# START OF INPUT ROWS
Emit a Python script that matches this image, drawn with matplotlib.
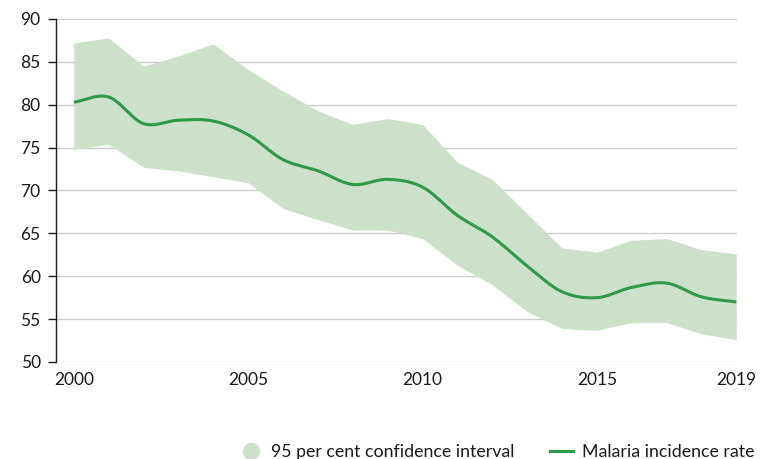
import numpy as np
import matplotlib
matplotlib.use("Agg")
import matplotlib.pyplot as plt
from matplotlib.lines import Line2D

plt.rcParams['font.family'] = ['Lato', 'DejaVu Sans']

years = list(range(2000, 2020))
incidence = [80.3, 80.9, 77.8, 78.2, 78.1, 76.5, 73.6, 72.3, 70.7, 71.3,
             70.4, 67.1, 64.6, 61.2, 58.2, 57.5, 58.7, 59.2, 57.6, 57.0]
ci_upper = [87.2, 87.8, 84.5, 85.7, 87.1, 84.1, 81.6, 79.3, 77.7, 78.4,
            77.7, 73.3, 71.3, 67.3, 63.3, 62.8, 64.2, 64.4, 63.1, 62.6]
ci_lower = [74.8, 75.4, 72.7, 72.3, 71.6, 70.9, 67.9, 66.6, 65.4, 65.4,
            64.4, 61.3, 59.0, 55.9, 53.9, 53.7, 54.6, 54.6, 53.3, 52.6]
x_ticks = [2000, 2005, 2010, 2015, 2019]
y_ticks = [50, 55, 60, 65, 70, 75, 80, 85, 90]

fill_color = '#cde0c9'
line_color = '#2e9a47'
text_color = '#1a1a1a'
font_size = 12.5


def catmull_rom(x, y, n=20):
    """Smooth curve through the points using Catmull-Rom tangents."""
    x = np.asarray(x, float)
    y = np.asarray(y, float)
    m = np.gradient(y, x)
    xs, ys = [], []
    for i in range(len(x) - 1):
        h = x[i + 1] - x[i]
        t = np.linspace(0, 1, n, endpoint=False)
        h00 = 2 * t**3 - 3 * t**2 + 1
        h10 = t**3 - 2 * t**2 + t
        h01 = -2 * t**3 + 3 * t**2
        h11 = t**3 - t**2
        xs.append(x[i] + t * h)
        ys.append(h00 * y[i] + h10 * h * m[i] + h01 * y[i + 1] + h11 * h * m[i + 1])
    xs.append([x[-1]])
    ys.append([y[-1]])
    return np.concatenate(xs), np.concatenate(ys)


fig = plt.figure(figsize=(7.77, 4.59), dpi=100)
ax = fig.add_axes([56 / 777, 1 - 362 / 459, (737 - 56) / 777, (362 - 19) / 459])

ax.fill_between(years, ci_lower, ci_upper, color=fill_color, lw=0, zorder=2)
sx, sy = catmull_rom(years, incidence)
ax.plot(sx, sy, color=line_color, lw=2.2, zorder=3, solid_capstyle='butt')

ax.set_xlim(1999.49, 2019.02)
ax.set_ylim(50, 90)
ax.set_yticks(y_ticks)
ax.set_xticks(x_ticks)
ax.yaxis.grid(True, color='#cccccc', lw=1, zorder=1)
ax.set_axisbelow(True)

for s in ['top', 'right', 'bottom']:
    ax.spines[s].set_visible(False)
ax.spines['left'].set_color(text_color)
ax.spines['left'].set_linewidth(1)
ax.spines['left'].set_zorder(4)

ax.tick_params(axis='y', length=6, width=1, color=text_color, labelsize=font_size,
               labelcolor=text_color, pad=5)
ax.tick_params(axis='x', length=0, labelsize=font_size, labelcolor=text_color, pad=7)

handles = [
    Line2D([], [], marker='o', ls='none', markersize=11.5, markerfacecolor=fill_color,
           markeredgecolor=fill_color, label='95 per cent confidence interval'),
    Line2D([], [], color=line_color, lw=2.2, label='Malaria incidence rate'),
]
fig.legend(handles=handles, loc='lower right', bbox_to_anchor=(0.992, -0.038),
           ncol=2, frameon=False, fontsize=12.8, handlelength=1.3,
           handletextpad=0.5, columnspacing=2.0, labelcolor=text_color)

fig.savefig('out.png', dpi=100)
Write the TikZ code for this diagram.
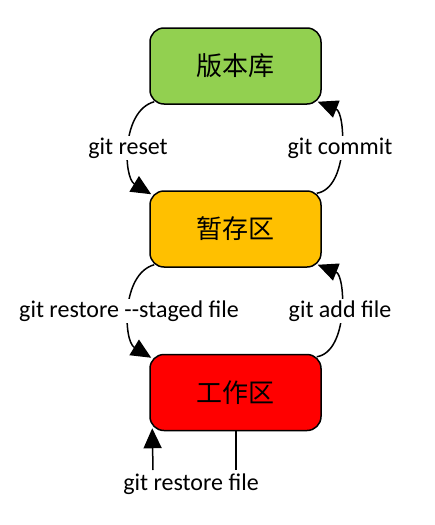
# END OF INPUT ROWS
Write out exactly the opening lines of the data, stopping after the line that holds "plt.rcParams['font.family'] = ['Lato', 'DejaVu". Exclude pictures.

Emit a Python script that matches this image, drawn with matplotlib.
import numpy as np
import matplotlib
matplotlib.use("Agg")
import matplotlib.pyplot as plt
from matplotlib.lines import Line2D

plt.rcParams['font.family'] = ['Lato', 'DejaVu Sans']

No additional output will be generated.